Many of the factories that Levi’s currently uses are not covered by any “transparent efforts” to detect and remediate safety hazards, such as insufficient smoke detectors and a lack of fire exits, the organization said. Because the denim brand shares some of its production lines with Accord signatories such as G-Star Raw, Next and Uniqlo, Levi’s is also “free-riding” on their commitments to “ensure that safety renovations are financially possible in the factories that they source from,” it added.

But Levi’s argues that it has been prioritizing worker safety through its supplier code of conduct and terms of engagement since 1991 and that it has continued to pour its resources behind initiatives that will “make the biggest difference for the workers in our supply chain, adapting policies and practices as needed.”

“In Bangladesh, we have built a 20-year record of worker safety,” a spokesperson told Sourcing Journal. “We did not have production in any of the facilities where tragedies have occurred over that time span, and in 2009, we forbade working with suppliers operating in multi-level, multi-owner buildings, where safety standards are difficult to enforce.”

The Red Tab maker said it requires all its suppliers in Bangladesh to undergo third-party electrical safety audits and building integrity audits, and it was among the first brands to expand those same guidelines to countries such as Cambodia and Pakistan.

“The programs we currently have in place cover the areas that Accord seeks to govern, so while we applaud the efforts and progress of Accords and what they are trying to accomplish, we believe our current programs and practices provide the same level of verifiable worker protections and uphold our responsibility to ensure a safe workplace,” the spokesperson said. “Going forward, we will maintain rigorous enforcement of our existing high standards around fire safety and building integrity and continue to share best practices with the industry, including collaborating with other brands in shared locations to reduce duplication and enhance corrective action efforts.”

Workers’ groups have argued, however, that the time for voluntary, self-monitoring measures is over, and the original Accord’s legally binding element was what made it so effective in the first place.

“It helped create a level playing field, so it wasn’t just brands, by their own volition, doing all the work,” Joris Oldenziel, deputy director of both the Bangladesh and International Accords, previously told Sourcing Journal. “It [also] created a lot of clarity for everyone [about what] they had to comply with. And it created a collective leverage that put maximum pressure on the factories to remediate.”

The Clean Clothes Campaign said it will continue to pressure brands sourcing from Bangladesh to sign the new Accord, whether they signed the original Accord before but did not join the new agreement, or have never signed a previous Accord and are instead relying on their own social auditing programs or “unenforceable collective systems” such as Nirapon. A replacement for the Alliance for Bangladesh Worker Safety, which functioned alongside the original Accord until its dissolution in 2018, Nirapon is backed by more than 50 brands, including Carter’s, Macy’s, Walmart and The North Face owner VF Corp.

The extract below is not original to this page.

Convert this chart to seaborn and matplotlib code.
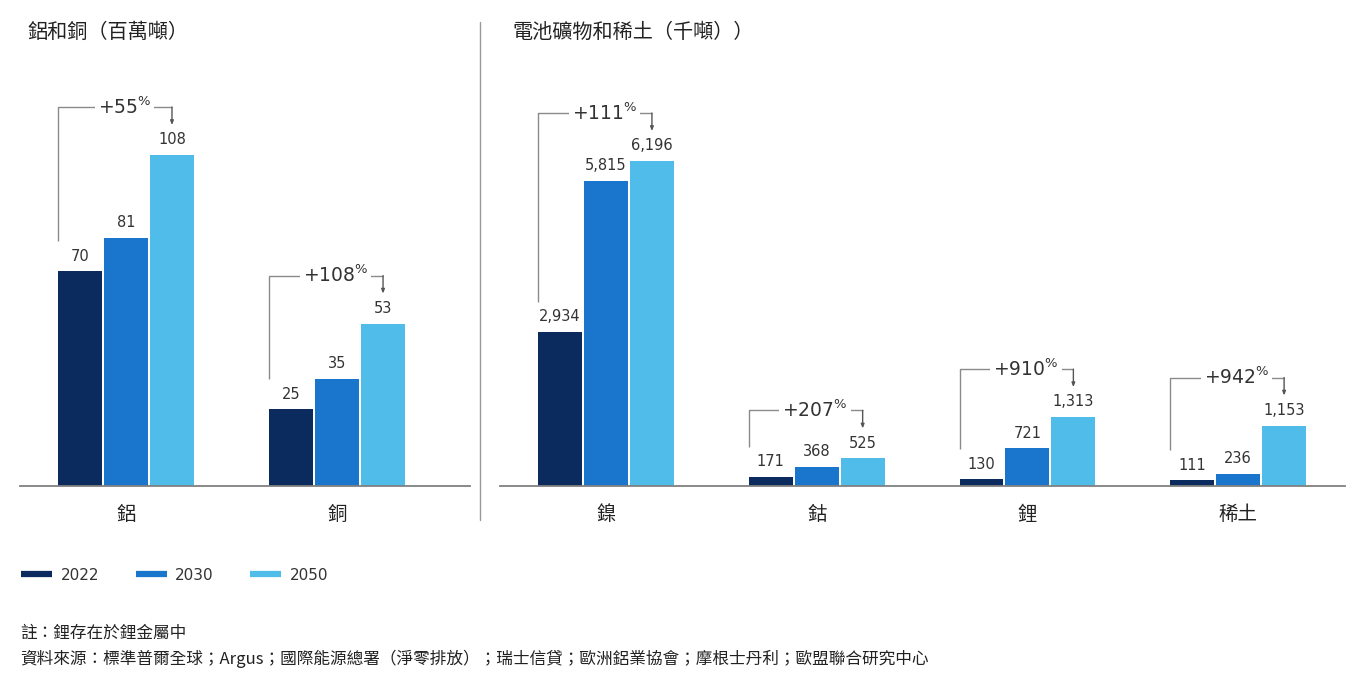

“We urge all brands that source from Bangladesh to take responsibility for the safety of their workers by signing the International Accord,” said Kalpona Akter, president of the Bangladesh Garment and Industrial Workers Federation and founder of the Bangladesh Centre for Worker Solidarity. “There are too many brands out there that keep on hiding behind their own corporate programs without independent oversight, or behind non-transparent industry programs like Nirapon that are not trusted by the workers.”

The Clean Clothes Campaign said there is a greater urgency to sign the International Accord because the agreement includes a commitment to expand to other garment-producing countries with lax safety schemes. One possible candidate is neighboring Pakistan, where attempts to create an Accord-like program have been thwarted since a 2002 factory fire killed more than 250 workers and injured 60 others. The original Accord was also forged in tragedy: the 2013 collapse of the Rana Plaza complex, which killed 1,134 workers and injured or maimed thousands more.

“Brands’ self-regulation has never saved our workers’ lives,” Akter added. “The Accord is the highest standard the garment industry has, and any brand that produces in Bangladesh and fails to sign it is basically saying they don’t care about their workers’ safety.”